:: Given task ::
Show each line that has the string "this" in it.

:: Records supplied ::

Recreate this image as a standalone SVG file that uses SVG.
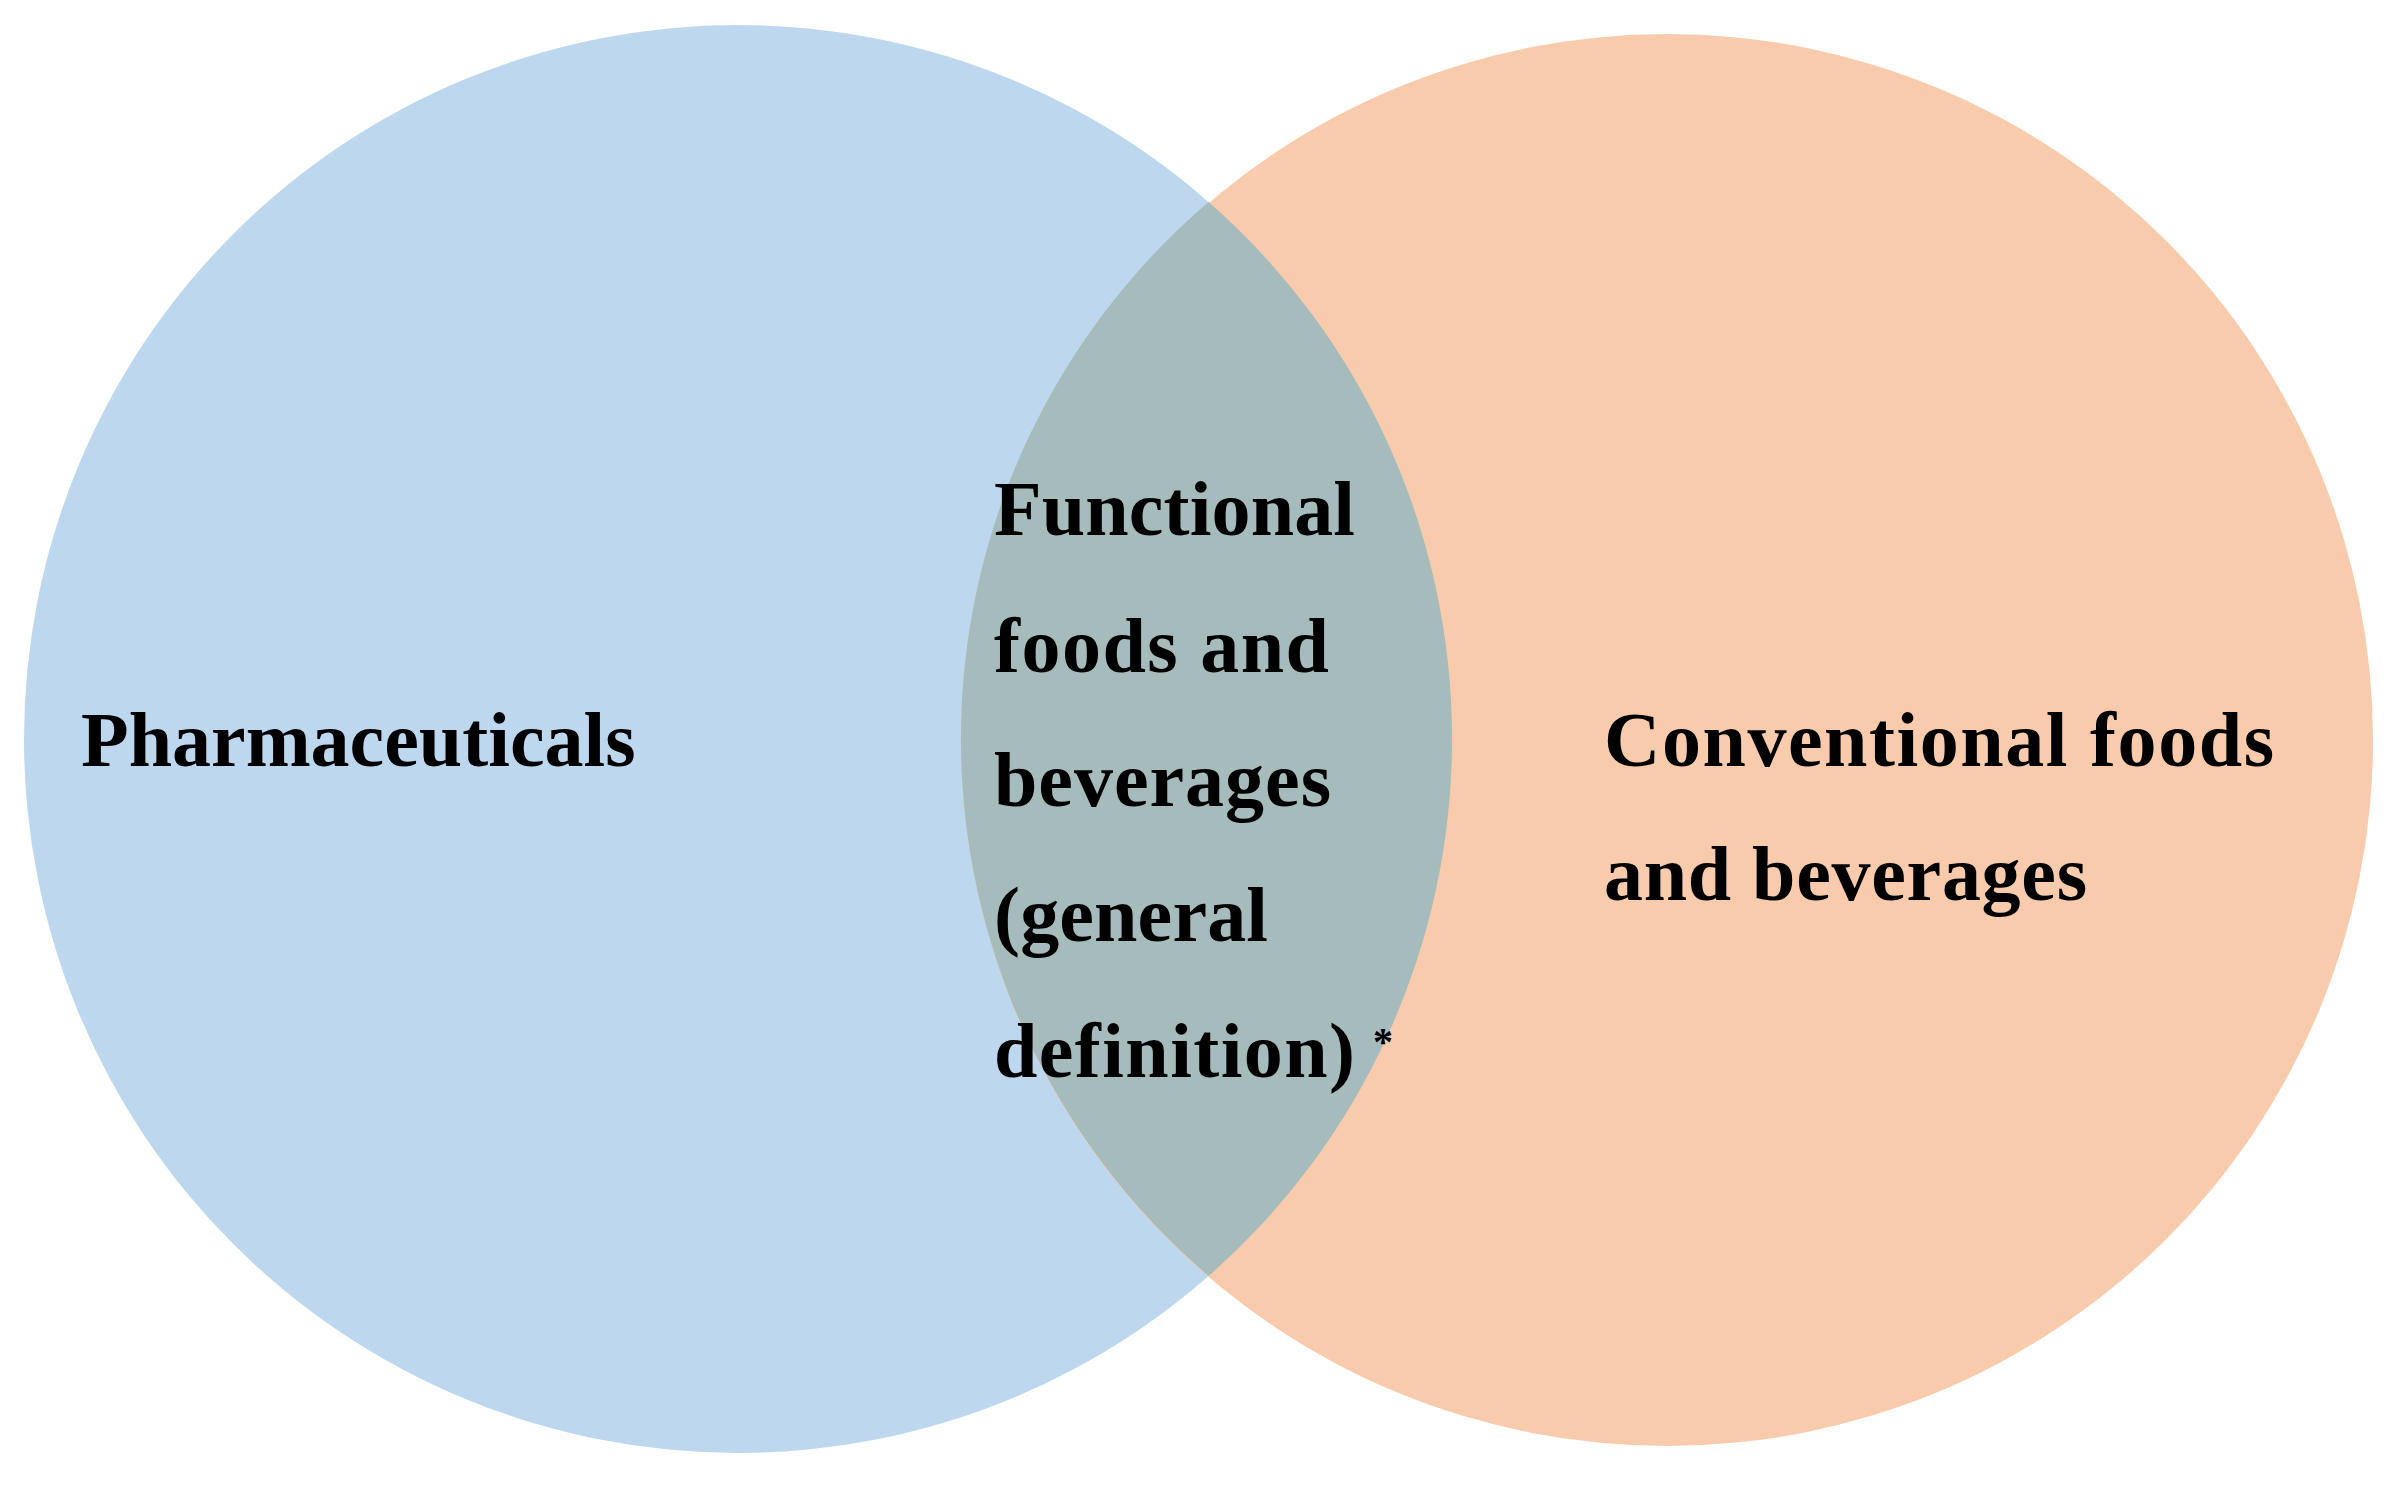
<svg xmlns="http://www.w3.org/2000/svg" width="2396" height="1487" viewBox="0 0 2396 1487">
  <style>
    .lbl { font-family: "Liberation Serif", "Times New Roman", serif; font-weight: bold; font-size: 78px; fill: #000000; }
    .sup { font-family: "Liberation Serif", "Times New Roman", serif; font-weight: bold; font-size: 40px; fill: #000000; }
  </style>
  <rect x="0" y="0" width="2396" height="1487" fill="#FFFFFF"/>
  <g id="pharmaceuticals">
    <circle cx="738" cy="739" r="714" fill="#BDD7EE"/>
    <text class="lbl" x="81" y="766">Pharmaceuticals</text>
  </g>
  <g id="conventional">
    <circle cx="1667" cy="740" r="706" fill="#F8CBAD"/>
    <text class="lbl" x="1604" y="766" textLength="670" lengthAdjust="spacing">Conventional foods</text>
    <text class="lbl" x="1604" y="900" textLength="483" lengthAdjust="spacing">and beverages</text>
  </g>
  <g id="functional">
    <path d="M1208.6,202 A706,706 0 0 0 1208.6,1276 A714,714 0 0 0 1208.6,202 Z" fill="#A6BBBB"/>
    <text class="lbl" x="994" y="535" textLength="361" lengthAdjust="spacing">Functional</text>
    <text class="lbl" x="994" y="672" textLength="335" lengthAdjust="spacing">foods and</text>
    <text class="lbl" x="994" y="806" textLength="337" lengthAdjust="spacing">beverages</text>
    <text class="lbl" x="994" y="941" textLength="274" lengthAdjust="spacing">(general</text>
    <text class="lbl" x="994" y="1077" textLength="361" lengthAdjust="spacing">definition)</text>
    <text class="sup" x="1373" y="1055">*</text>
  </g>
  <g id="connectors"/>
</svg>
---
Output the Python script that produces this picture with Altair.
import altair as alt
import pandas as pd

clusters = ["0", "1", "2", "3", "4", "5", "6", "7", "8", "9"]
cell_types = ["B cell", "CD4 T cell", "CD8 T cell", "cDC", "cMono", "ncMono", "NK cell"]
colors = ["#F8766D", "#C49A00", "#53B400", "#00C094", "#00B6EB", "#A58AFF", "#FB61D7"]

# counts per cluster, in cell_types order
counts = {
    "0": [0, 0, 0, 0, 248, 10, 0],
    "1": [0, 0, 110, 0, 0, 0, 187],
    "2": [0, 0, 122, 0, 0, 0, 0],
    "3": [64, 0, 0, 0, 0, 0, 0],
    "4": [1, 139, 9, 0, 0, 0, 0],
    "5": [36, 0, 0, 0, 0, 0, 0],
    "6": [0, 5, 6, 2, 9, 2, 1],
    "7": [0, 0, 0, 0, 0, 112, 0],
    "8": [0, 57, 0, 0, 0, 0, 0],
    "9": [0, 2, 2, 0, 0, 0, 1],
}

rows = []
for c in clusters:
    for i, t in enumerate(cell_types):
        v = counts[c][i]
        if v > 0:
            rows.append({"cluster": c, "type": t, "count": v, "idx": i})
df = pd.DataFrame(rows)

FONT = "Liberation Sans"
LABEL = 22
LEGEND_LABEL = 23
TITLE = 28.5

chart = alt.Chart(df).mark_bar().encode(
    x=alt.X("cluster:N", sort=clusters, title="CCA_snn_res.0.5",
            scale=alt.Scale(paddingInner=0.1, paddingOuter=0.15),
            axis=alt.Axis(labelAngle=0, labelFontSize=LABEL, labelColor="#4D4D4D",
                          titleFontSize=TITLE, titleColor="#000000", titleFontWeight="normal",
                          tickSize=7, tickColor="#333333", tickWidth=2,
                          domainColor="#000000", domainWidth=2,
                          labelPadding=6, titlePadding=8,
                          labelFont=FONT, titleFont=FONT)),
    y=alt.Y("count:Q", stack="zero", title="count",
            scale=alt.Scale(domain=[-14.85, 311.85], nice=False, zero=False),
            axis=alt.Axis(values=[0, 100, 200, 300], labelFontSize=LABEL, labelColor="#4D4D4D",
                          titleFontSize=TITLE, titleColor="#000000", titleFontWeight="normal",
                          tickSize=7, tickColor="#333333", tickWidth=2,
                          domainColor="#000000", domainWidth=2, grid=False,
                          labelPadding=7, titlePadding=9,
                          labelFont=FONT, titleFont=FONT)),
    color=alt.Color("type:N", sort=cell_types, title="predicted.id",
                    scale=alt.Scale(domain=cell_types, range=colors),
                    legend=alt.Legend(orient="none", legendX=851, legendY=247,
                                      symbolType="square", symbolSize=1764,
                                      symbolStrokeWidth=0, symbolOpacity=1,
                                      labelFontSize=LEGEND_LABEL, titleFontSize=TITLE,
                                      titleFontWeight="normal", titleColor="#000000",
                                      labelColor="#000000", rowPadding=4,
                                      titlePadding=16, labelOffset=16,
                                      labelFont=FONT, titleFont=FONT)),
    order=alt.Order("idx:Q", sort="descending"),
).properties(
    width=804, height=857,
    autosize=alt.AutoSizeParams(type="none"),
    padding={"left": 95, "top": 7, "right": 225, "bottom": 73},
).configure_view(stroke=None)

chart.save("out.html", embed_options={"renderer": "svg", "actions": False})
==
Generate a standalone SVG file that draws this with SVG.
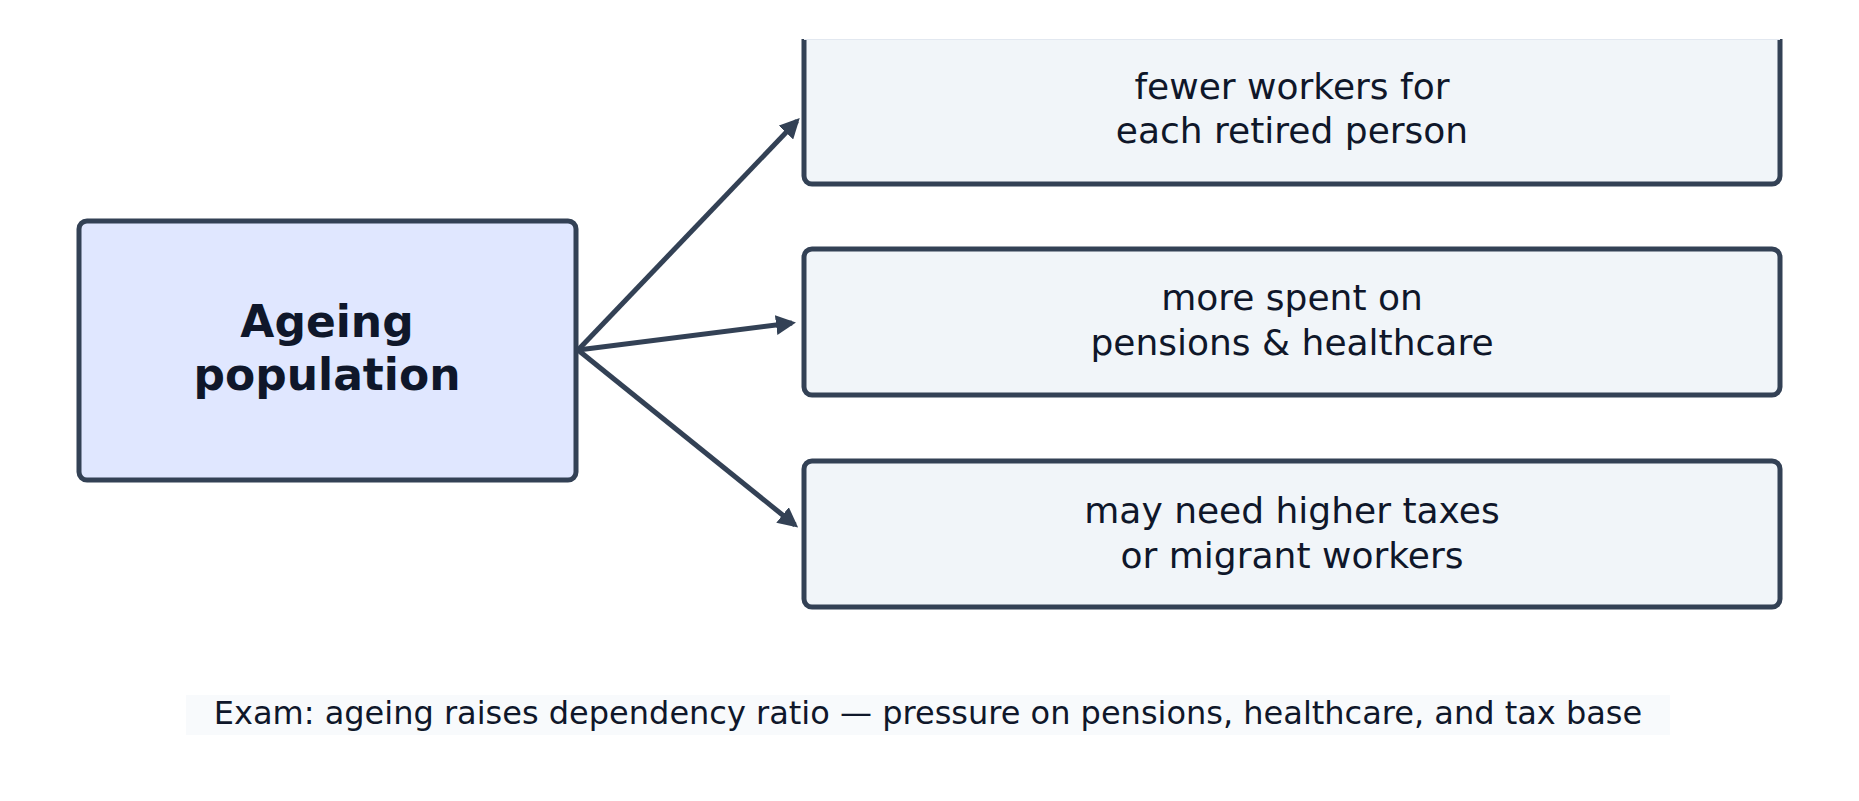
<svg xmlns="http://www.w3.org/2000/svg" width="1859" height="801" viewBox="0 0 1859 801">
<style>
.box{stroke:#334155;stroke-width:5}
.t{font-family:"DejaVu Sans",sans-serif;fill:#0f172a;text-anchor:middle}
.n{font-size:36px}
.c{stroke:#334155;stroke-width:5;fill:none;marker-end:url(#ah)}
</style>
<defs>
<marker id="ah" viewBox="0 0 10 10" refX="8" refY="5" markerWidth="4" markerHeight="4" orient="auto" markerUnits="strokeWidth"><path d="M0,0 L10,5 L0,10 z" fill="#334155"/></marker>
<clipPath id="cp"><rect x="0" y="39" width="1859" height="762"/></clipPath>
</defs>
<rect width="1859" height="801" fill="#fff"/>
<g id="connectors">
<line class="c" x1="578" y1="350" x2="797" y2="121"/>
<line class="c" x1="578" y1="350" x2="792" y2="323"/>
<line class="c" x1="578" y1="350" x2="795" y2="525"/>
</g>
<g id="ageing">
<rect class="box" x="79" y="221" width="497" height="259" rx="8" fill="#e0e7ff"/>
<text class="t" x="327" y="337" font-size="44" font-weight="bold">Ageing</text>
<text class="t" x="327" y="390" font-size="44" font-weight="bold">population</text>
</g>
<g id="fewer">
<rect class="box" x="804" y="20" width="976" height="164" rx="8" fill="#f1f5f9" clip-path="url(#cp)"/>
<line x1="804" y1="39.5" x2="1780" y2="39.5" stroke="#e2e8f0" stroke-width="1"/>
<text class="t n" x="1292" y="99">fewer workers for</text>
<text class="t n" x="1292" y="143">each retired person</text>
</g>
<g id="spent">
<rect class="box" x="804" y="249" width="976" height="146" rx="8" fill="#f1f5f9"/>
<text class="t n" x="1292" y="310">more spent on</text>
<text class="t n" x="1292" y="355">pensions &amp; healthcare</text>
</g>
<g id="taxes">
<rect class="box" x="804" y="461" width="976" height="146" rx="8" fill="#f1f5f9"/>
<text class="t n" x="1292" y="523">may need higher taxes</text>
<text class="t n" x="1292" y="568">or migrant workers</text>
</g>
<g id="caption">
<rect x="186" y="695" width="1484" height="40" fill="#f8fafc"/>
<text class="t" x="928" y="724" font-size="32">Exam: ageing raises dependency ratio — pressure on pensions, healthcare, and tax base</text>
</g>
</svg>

:: Answer ::
Recreate this image as a standalone SVG file that uses SVG.
Output the Python script that produces this picture with Altair.
Generate a standalone SVG file that draws this with SVG.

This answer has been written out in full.